It's clear straight from the start that physical beauty is something the character is severely lacking. It's the first romance book I've read where the character isn't glorified by her beauty so kudos to Balogh for novelty. The novel starts out with a very mysterious prologue: "You loved indiscriminately," he said. “You even loved me. Especially me."
The immediate dive into the sudden death of a mentally disabled child nabs you with a tear-jerker, but it also makes the reader curious to know who Con is and what exactly happened to Jon. The novel's first chapter starts with the seemingly amiable country living family called the Huxtables. They consist of: Katherine (the youngest daughter), Margaret(the eldest daughter), Stephen (the baby boy) and of course our leading lady, Vanessa (the middle daughter). The surprise that awaits them helps explain the sudden move to the city- Stephen, at the tender age of 17 is now an Earl! The way this all came about was quick but also so well described that it seemed realistic. The hilarity that ensues with sudden move did put a few smiles on my face and I found myself eagerly clutching my truffles awaiting the next shock. During this time, you also receive your first interaction with Vanessa and the Viscount. Their match is an interesting one as you have this plain, humorous and charismatic woman with this gorgeous Greek god who happens to have the personality of stale cheese. By infusing humor into Vanessa's character and displaying droplets of her wit it helped to make their match seem more realistic. Probably one of the better parts of the book is how they became married in the first place. Despite her good cheer though, Elliott is still stubborn and dreading any interaction with the country folk even before he's met his future bride.
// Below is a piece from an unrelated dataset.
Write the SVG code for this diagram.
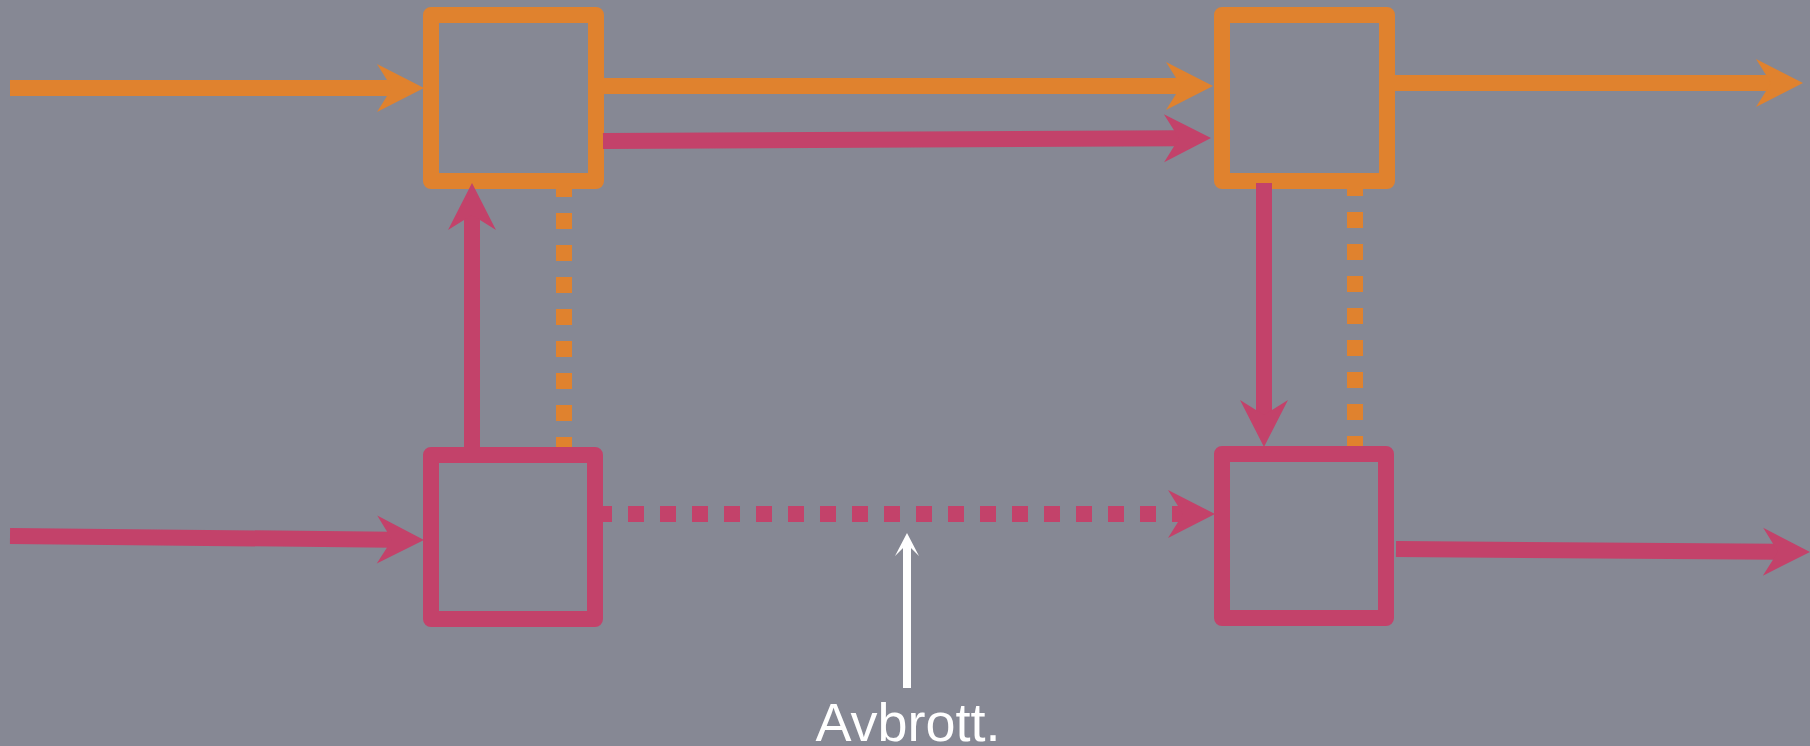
<svg xmlns="http://www.w3.org/2000/svg" width="1810" height="746" viewBox="0 0 1810 746">
  <style>
    .box { fill: none; stroke-width: 16; stroke-linejoin: round; }
    .orange { stroke: #E0822E; }
    .pink { stroke: #C3426A; }
    .wire { fill: none; stroke-width: 16; stroke-linecap: butt; }
    .dotted { stroke-dasharray: 16 16; }
    .label { font-family: "Liberation Sans", Arial, sans-serif; font-size: 54px; fill: #FFFFFF; }
  </style>
  <defs>
    <!-- arrowheads: line ends at the notch (0,0), tip 32 units ahead -->
    <marker id="head-orange" markerUnits="userSpaceOnUse" orient="auto" refX="0" refY="0"
            viewBox="-15 -24 48 48" markerWidth="48" markerHeight="48" overflow="visible">
      <path d="M32,0 L-15,-24 L0,0 L-15,24 Z" fill="#E0822E"/>
    </marker>
    <marker id="head-pink" markerUnits="userSpaceOnUse" orient="auto" refX="0" refY="0"
            viewBox="-15 -24 48 48" markerWidth="48" markerHeight="48" overflow="visible">
      <path d="M32,0 L-15,-24 L0,0 L-15,24 Z" fill="#C3426A"/>
    </marker>
    <marker id="head-white" markerUnits="userSpaceOnUse" orient="auto" refX="0" refY="0"
            viewBox="-12 -12 24 24" markerWidth="24" markerHeight="24" overflow="visible">
      <path d="M11,0 L-12,-12 L0,0 L-12,12 Z" fill="#FFFFFF"/>
    </marker>
  </defs>

  <rect x="0" y="0" width="1810" height="746" fill="#868894"/>

  <g id="node-top-left">
    <rect class="box orange" x="431" y="15" width="165" height="166"/>
  </g>
  <g id="node-top-right">
    <rect class="box orange" x="1222" y="15" width="165" height="166"/>
  </g>
  <g id="node-bottom-left">
    <rect class="box pink" x="431" y="455" width="164" height="164"/>
  </g>
  <g id="node-bottom-right">
    <rect class="box pink" x="1222" y="454" width="164" height="164"/>
  </g>

  <g id="connectors">
    <!-- orange flow -->
    <line class="wire orange" x1="10" y1="88" x2="392" y2="88" marker-end="url(#head-orange)"/>
    <line class="wire orange" x1="604" y1="86" x2="1181" y2="86" marker-end="url(#head-orange)"/>
    <line class="wire orange" x1="1395" y1="83" x2="1771" y2="83" marker-end="url(#head-orange)"/>
    <line class="wire orange dotted" x1="564" y1="181" x2="564" y2="447"/>
    <line class="wire orange dotted" x1="1355" y1="180" x2="1355" y2="446"/>

    <!-- pink flow -->
    <line class="wire pink" x1="603" y1="141" x2="1179" y2="138.2" marker-end="url(#head-pink)"/>
    <line class="wire pink" x1="472" y1="447" x2="472" y2="215" marker-end="url(#head-pink)"/>
    <line class="wire pink" x1="1264" y1="183" x2="1264" y2="415" marker-end="url(#head-pink)"/>
    <line class="wire pink dotted" x1="596" y1="514" x2="1183" y2="514" marker-end="url(#head-pink)"/>
    <line class="wire pink" x1="10" y1="536" x2="392" y2="539.7" marker-end="url(#head-pink)"/>
    <line class="wire pink" x1="1396" y1="549" x2="1778" y2="551.8" marker-end="url(#head-pink)"/>

    <!-- pointer to the broken link -->
    <line x1="907" y1="688" x2="907" y2="544" stroke="#FFFFFF" stroke-width="8" marker-end="url(#head-white)"/>
  </g>

  <text class="label" x="908" y="741" text-anchor="middle">Avbrott.</text>
</svg>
After such a promising prologue and introduction, I felt the middle of the book just proceeded to detail Vanessa's desire to make her new husband happy... at great length. The banter between the two of them at the beginning seemed to fade and that was one of the things I enjoyed most about the book. I didn't feel that there was enough conflict between the two. Instead, I felt that the general consensus of the book was that they grew to like not love each other. Although their marriage is an important component of the book, the general struggles of transitioning from a poor country class to a wealthy city upper class were either glazed over or referenced but never actually addressed which could have helped to punch up the energy of the book. Slow and steady as tortoises seems to be the undercurrent mood in this novel with the occasional emotional glimpse into the couple’s hidden secrets.
Aside from Vanessa's interaction with Anna and the back story that was hinted at with Con, I didn't feel a connection to either of the characters. I felt that Vanessa was more believable in her love but Elliott was not. I mean if you can't understand why you want to sleep with your wife, then...? While it did serve as a good introduction to the family and what I can only assume will be the rest of the series, I don't feel that either Elliott or Vanessa was given their due justice. Elliott seemed very one dimensional and really didn't open up until the end of the novel, which in my opinion, was way too late. Vanessa also seemed one dimensional and the occasional glimpses we saw of her assertiveness or emotion seemed either drawn out or created to portray a moral viewpoint. I wanted more passion, more romance, not simply a meeting of the minds and grudging respect! One thing I have to commend Balogh on is her superb attention to historical detail. From the style of Vanessa's bonnet to the correct details and customs of the social classes, it is both evident and much appreciated that she created an accurate historical background. For those that want to cheer for the underdog, or simply have a not traditional heroine this is the book for you.